Google is taking that even further in Android 11 by expanding work and personal separation to more places throughout Android. Employees will now see separate tabs for work and personal when they share files, open content or go into their settings menu.
Separating work from personal makes it possible to do things such as pausing the work profile so employees can disconnect at the end of the day. In Android 11, Google made this easier by removing unwanted distractions when the work profile is paused and enabling employees to automatically pause work apps according to their own schedule.
Finally, for those times when it’s helpful to view work and personal data at the same time, Google built a new secure mechanism for merged experiences, allowing trusted apps to connect between work and personal profiles. Both employees and IT must approve the way an app will handle security and user privacy before allowing an app to connect.

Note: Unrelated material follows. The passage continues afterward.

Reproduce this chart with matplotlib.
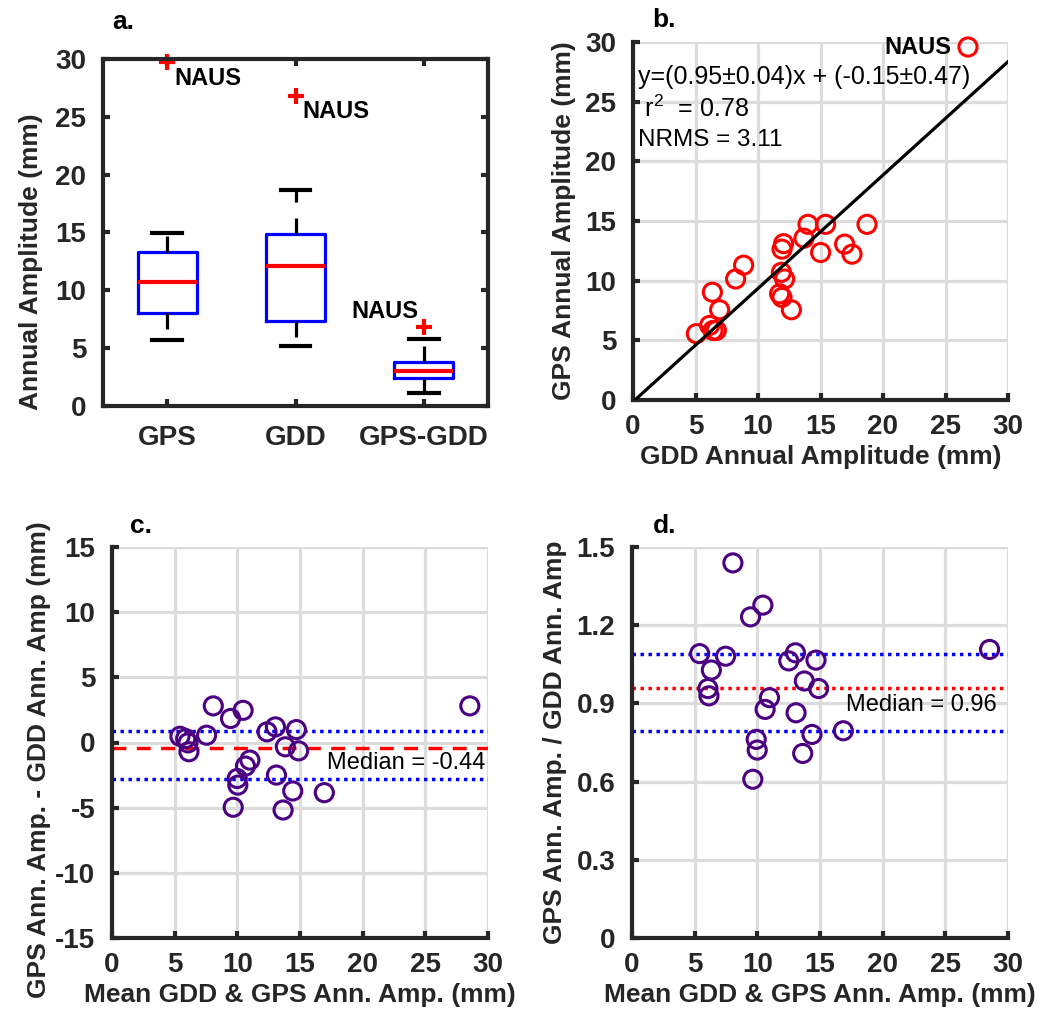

For instance, Google Calendar will soon allow people to see personal events in their work calendar, helping to better schedule around commitments across their day. Personal calendar events will remain privately stored on the device in the personal profile, invisible to both colleagues and IT.
Android security continually gets stronger as recently demonstrated by Pixel smartphones completing Common Criteria certification on Android 10 by leveraging Android Enterprise management APIs. In Android 11, Google is investing even more in security and management features that provide organisations with more protection for their data.
Last year, Google launched Google Play system updates to directly patch OS system components using the same infrastructure we use to update apps. In Android 11, Google added 12 more privacy and security components that can be updated via Google Play system updates, allowing it to quickly address even more critical areas without waiting for full operating system updates.
Other enterprise improvements include:
- More IT controls for always-on VPN configurations.
- The ability to pre-grant certificate access for work apps, so specific individual apps can access credentials without user interaction.
- Device attestation using individual certificates, on devices with a dedicated secure element.
- Continued investment in addressing regulatory certification requirements such as Common Criteria – Mobile Device Fundamentals, and FIPS 140-2.